Alberto Oliva rilegge il classico di Schnitzler, perché la decadenza morale della borghesia è sempre attuale
di Enrico Groppali
Nel lontano 1924 Arthur Schnitzler sperimentò, da par suo, la tecnica del monologo interiore in un breve e intenso testo intitolato “La signorina Else”. Con apparente distacco, il grande maestro dell’inconscio mette a fuoco la psicologia di una fanciulla dell’alta società viennese che si suicida rendendosi conto di essere nient’altro che una pedina nelle mani dei genitori. I quali vorrebbero darla in pasto a un laido barone, amico di famiglia, in cambio di denaro così che il padre, avvocato incline al più vergognoso compromesso, possa ripagare un debito e salvarsi dall’arresto e dall’ignominia.

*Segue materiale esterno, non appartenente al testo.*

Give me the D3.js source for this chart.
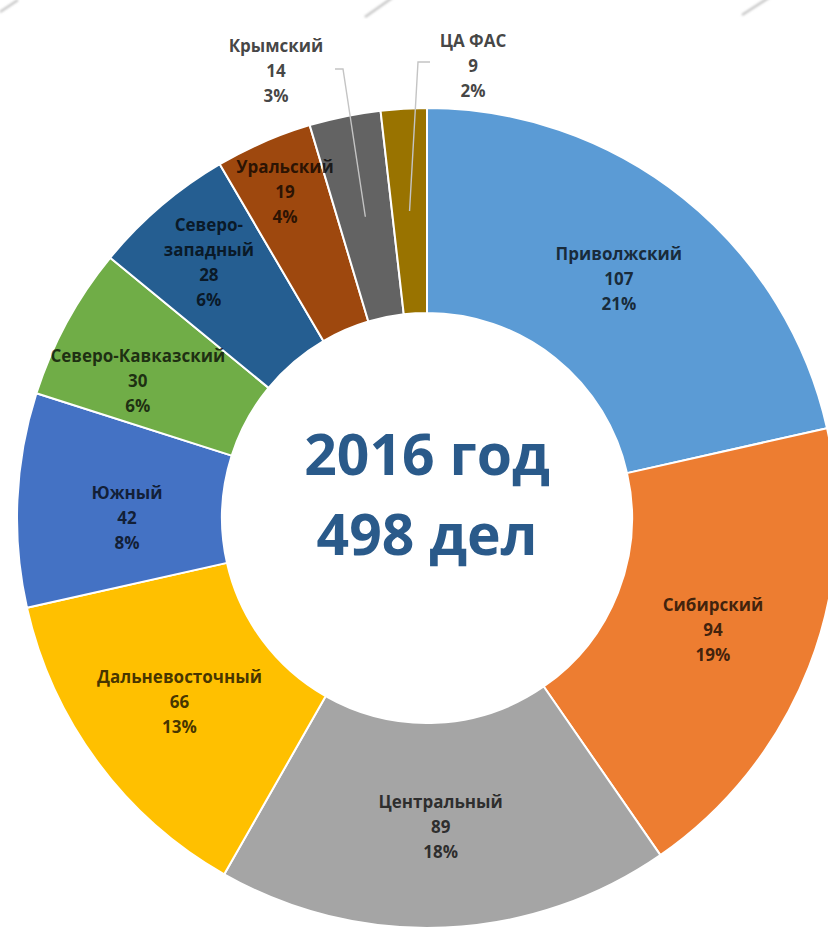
<!DOCTYPE html>
<html>
<head>
<meta charset="utf-8">
<script src="https://cdn.jsdelivr.net/npm/d3@7"></script>
<style>
  html, body { margin: 0; padding: 0; background: #ffffff; }
  svg { display: block; }
</style>
</head>
<body>
<svg id="chart" width="828" height="929"></svg>
<script>
// Cases by federal district, 2016 (clockwise from 12 o'clock)
const regions = ["Приволжский", "Сибирский", "Центральный", "Дальневосточный", "Южный",
                 "Северо-Кавказский", "Северо-западный", "Уральский", "Крымский", "ЦА ФАС"];
const cases = [107, 94, 89, 66, 42, 30, 28, 19, 14, 9];
const sliceColors = ["#5B9BD5", "#ED7D31", "#A5A5A5", "#FFC000", "#4472C4",
                     "#70AD47", "#255E91", "#9E480E", "#636363", "#997300"];
const centerLines = ["2016 год", "498 дел"];

// ---- layout ----
const W = 828, H = 929;
const cx = 427, cy = 518;
const outerR = 410, innerR = 205;
const lineGap = 25;

// how a long name is broken across lines inside its slice
const nameBreaks = { "Северо-западный": ["Северо-", "западный"] };
// radius at which each inside label is centred (small slices push it outward)
const labelRadius = { "Приволжский": 307, "Сибирский": 307, "Центральный": 309,
                      "Дальневосточный": 308, "Южный": 300, "Северо-Кавказский": 320,
                      "Северо-западный": 336, "Уральский": 356 };
// small angular shifts (degrees) for labels that sit off the slice bisector
const labelTurn = { "Южный": -2.5, "Северо-Кавказский": -3.2 };
// labels placed outside the ring with a leader line
const outsideLabels = {
  "Крымский": { x: 276, y: 70, elbow: [343, 69], tail: [335, 69] },
  "ЦА ФАС":   { x: 473, y: 65, elbow: [418, 62], tail: [430, 62] }
};

const svg = d3.select("#chart");
svg.append("rect").attr("width", W).attr("height", H).attr("fill", "#ffffff");

// faint decorative strokes along the top edge
const defs = svg.append("defs");
defs.append("filter").attr("id", "soft")
  .append("feGaussianBlur").attr("stdDeviation", 1.2);
const strokes = [[[0, 12], [18, 0]], [[365, 17], [392, -2]], [[742, 15], [770, -3]]];
svg.append("g").attr("filter", "url(#soft)")
  .selectAll("line").data(strokes).join("line")
  .attr("x1", d => d[0][0]).attr("y1", d => d[0][1])
  .attr("x2", d => d[1][0]).attr("y2", d => d[1][1])
  .attr("stroke", "#c8c8c8").attr("stroke-width", 2.5);

const total = d3.sum(cases);
const pct = d3.format(".0%");
const color = d3.scaleOrdinal().domain(regions).range(sliceColors);

const pie = d3.pie().sort(null).value(d => d.value);
const arcs = pie(regions.map((name, i) => ({ name, value: cases[i] })));

const arc = d3.arc().innerRadius(innerR).outerRadius(outerR);

const g = svg.append("g").attr("transform", `translate(${cx},${cy})`);

g.selectAll("path.slice").data(arcs).join("path")
  .attr("class", "slice")
  .attr("d", arc)
  .attr("fill", d => color(d.data.name))
  .attr("stroke", "#ffffff")
  .attr("stroke-width", 2)
  .attr("stroke-linejoin", "round");

// label text blocks
const labelFont = "'Open Sans', 'DejaVu Sans', sans-serif";
function drawBlock(x, y, lines) {
  const t = svg.append("text")
    .attr("font-family", labelFont)
    .attr("font-weight", 700)
    .attr("font-size", 17)
    .attr("text-anchor", "middle")
    .attr("fill", "#000000")
    .attr("fill-opacity", 0.74);
  const y0 = y - (lines.length - 1) / 2 * lineGap;
  lines.forEach((ln, i) => {
    t.append("tspan").attr("x", x).attr("y", y0 + i * lineGap)
      .attr("dominant-baseline", "central").text(ln);
  });
}

arcs.forEach(d => {
  const name = d.data.name;
  const lines = (nameBreaks[name] || [name]).concat([String(d.data.value), pct(d.data.value / total)]);
  const out = outsideLabels[name];
  if (out) {
    const c = arc.centroid(d);
    svg.append("polyline")
      .attr("points", [[cx + c[0], cy + c[1]], out.elbow, out.tail].map(p => p.join(",")).join(" "))
      .attr("fill", "none")
      .attr("stroke", "#c4c4c4")
      .attr("stroke-width", 1.4);
    drawBlock(out.x, out.y, lines);
  } else {
    const a = (d.startAngle + d.endAngle) / 2 + (labelTurn[name] || 0) * Math.PI / 180;
    const r = labelRadius[name] || (innerR + outerR) / 2;
    drawBlock(cx + r * Math.sin(a), cy - r * Math.cos(a), lines);
  }
});

// centre caption
const cap = svg.append("text")
  .attr("font-family", labelFont)
  .attr("font-weight", 700)
  .attr("font-size", 57)
  .attr("text-anchor", "middle")
  .attr("fill", "#2A5A8A");
centerLines.forEach((ln, i) => {
  cap.append("tspan").attr("x", cx).attr("y", 475 + i * 80).text(ln);
});
</script>
</body>
</html>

Tra la stanza di un hotel, che agli occhi della vittima si muta in una cella di lusso, e il ristorante, dove cibi prelibati vengono consumati misti alle frivole chiacchiere dei commensali, si compie il dramma: la fanciulla sta per cedere alle richieste dell’aguzzino che, dopo aver promesso di versarle la somma pattuita, le chiede di denudarsi. E’ allora che Else, nella sala da musica, si spoglia in presenza degli ospiti per sfuggire al ricatto bevendo, non vista, il veleno mortale. Nello stupendo finale, innalza un inno alla vita del tutto ignorato dai presenti.
Alberto Oliva, regista dello spettacolo, conferisce una livida grazia a questo testo-simbolo della crisi di una classe sociale ricorrendo a un impianto luci di funereo splendore. Sul palco, un musicista accompagna alla fisarmonica Federica Sandrini, giovane attrice di grande sensibilità, la quale scandisce con sapienza minimale i trasalimenti della protagonista in un requiem di cupa e straziante incidenza.